Accordingly, Sen. Biden proposed four specific reforms to the U.S. relationship with Pakistan: Tripling non-security aid to $1.5 billion annually, tying security aid to Pakistan’s performance in the War on Terrorism, offering Pakistan a “democracy dividend” to rejuvenate the state’s ailing government system, and focusing more specifically on Pakistani citizens, not its politicians.

According to Wendy Chamberlain, president of the Middle East Institute, the new legislation is long overdue:

“Since the end of 2002 we have provided over $11 billion in aid. Unfortunately, it has not been balanced. Over 90 percent of the aid has been delivered to the Pakistani military, largely as compensation for deployments along the border. Our $100 million in annual developmental aid, which is managed by USAID, was a big jump from zero, but it is simply not enough to have an impact on the society or affect perceptions of the population. In short, our current aid program is at best having little impact, or worse, breeding resentment among the population for U.S. favoritism toward the Army.”

But increasing aid and creating security benchmarks don’t address the full problem, said Gen. Anthony Zinni, USMC (Ret.), the former commander at Central Command. For example, the Pakistani army still lacks “force multipliers,” like night vision goggles, that would certainly bolster its efforts on the Afghan border. “Restrictions in the Foreign Assistance Act make it virtually impossible for us to provide those capabilities,” he said.

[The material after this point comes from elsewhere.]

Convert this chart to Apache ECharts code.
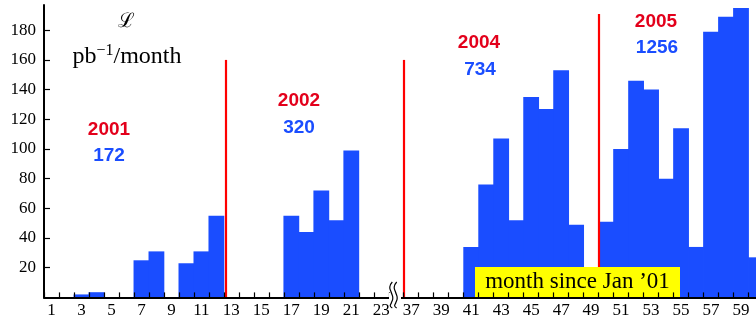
<!DOCTYPE html>
<html>
<head>
<meta charset="utf-8">
<script src="https://cdn.jsdelivr.net/npm/echarts@6/dist/echarts.min.js"></script>
<style>html,body{margin:0;padding:0;background:#fff}#c{width:756px;height:326px}</style>
</head>
<body>
<div id="c"></div>
<script>
// ---- data (months since Jan '01, luminosity pb^-1 per month) ----
const months = [3, 4, 7, 8, 10, 11, 12, 17, 18, 19, 20, 21,
  41, 42, 43, 44, 45, 46, 47, 48, 50, 51, 52, 53, 54, 55, 56, 57, 58, 59, 60];
const lumi = [2, 3.5, 25, 31, 23, 31, 55, 55, 44, 72, 52, 99,
  34, 76, 107, 52, 135, 127, 153, 49, 51, 100, 146, 140, 80, 114, 34, 179, 189, 195, 27];
const tickMonths = [1, 3, 5, 7, 9, 11, 13, 15, 17, 19, 21, 23, 37, 39, 41, 43, 45, 47, 49, 51, 53, 55, 57, 59];
const yTicks = [20, 40, 60, 80, 100, 120, 140, 160, 180];
const yearNames = ['2001', '2002', '2004', '2005'];
const yearTotals = ['172', '320', '734', '1256'];
const yearBoundaryMonths = [12.6, 36.5, 49.5];
const yearBoundaryTops = [160, 160, 191];

// axis break: months 25..36 are skipped
const pos = m => (m <= 24 ? m : m - 12);
const monthOf = p => (p <= 24 ? p : p + 12);

const barData = months.map((m, i) => [pos(m), lumi[i]]);
const boundaries = [];
for (let p = 0.5; p <= 47.5; p += 1) boundaries.push(p);

const BLUE = '#1a4dff', RED = '#e3001b';
const serif = 'Liberation Serif';

const chart = echarts.init(document.getElementById('c'), null, { renderer: 'canvas' });

const yearPos = [[109, 130], [299, 101], [479, 43], [656, 22]];
const totPos = [[109, 156], [299, 128], [480, 70], [657, 48]];
const graphics = [];
yearNames.forEach((t, i) => {
  graphics.push({ type: 'text', z: 10, x: yearPos[i][0], y: yearPos[i][1],
    style: { text: t, fill: RED, font: 'bold 19px "Liberation Sans"', align: 'center', verticalAlign: 'middle' } });
  graphics.push({ type: 'text', z: 10, x: totPos[i][0], y: totPos[i][1],
    style: { text: yearTotals[i], fill: BLUE, font: 'bold 19px "Liberation Sans"', align: 'center', verticalAlign: 'middle' } });
});
// axis titles
graphics.push({ type: 'text', z: 10, x: 126, y: 22,
  style: { text: 'ℒ', fill: '#000', font: '20px "DejaVu Serif"', align: 'center', verticalAlign: 'middle' } });
graphics.push({ type: 'text', z: 10, x: 127, y: 56,
  style: { text: '{a|pb}{b|−1}{a|/month}', align: 'center', verticalAlign: 'middle',
    rich: {
      a: { fontFamily: serif, fontSize: 24, fill: '#000', lineHeight: 26, verticalAlign: 'bottom' },
      b: { fontFamily: serif, fontSize: 16, fill: '#000', lineHeight: 26, verticalAlign: 'top' }
    } } });
// x-axis title box (covers bars and year lines, below the axis)
graphics.push({ type: 'rect', z: 50, shape: { x: 475, y: 267, width: 205, height: 30 }, style: { fill: '#ffff00' } });
graphics.push({ type: 'text', z: 51, x: 577.5, y: 281.5,
  style: { text: "month since Jan ’01", fill: '#000', font: '23px "Liberation Serif"', align: 'center', verticalAlign: 'middle' } });
// axis break symbol
graphics.push({ type: 'rect', z: 120, shape: { x: 389, y: 293, width: 12, height: 8 }, style: { fill: '#fff' } });
[391.3, 395.7].forEach(x => {
  graphics.push({ type: 'polyline', z: 121,
    shape: { points: [[x + 1, 282], [x - 1.5, 287], [x, 292.5], [x + 1.5, 298], [x, 303], [x - 1, 306], [x + 1, 308]], smooth: 0.5 },
    style: { stroke: '#000', lineWidth: 1.2, fill: null } });
});

chart.setOption({
  animation: false,
  grid: { left: 44, right: 0, top: 5, bottom: 28.6, containLabel: false },
  xAxis: {
    type: 'value', min: 0.5, max: 48, z: 100,
    splitLine: { show: false },
    axisLine: { show: true, onZero: false, lineStyle: { color: '#000', width: 2 } },
    axisTick: { show: true, inside: true, length: 5, customValues: boundaries, lineStyle: { color: '#000', width: 1.2 } },
    axisLabel: {
      customValues: tickMonths.map(pos), margin: 5,
      fontFamily: serif, fontSize: 17, color: '#000',
      formatter: v => String(monthOf(v))
    }
  },
  yAxis: {
    type: 'value', min: 0, max: 197, z: 100,
    splitLine: { show: false },
    axisLine: { show: true, lineStyle: { color: '#000', width: 2 } },
    axisTick: { show: true, inside: true, length: 6, customValues: yTicks, lineStyle: { color: '#000', width: 1.2 } },
    axisLabel: { customValues: yTicks, margin: 8, fontFamily: serif, fontSize: 17, color: '#000' }
  },
  series: [{
    type: 'bar', data: barData, barWidth: 15.8, z: 2, clip: true,
    itemStyle: { color: BLUE },
    markLine: {
      silent: true, symbol: 'none', label: { show: false }, z: 3,
      lineStyle: { color: '#ff0000', width: 2.2, type: 'solid' },
      data: yearBoundaryMonths.map((m, i) => [{ coord: [pos(m), 0] }, { coord: [pos(m), yearBoundaryTops[i]] }])
    }
  }],
  graphic: graphics
});
</script>
</body>
</html>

In addition Congress must pursue other “‘Smart’ initiatives, such as the Reconstruction Opportunity Zones concept, agricultural initiatives, energy proposals and efforts to increase access to health care,” Zinni added. Only when the Pakistani people have access to basic resources will the United States be able to expel al-Qaida, and similar terrorist organizations, from the region, he said.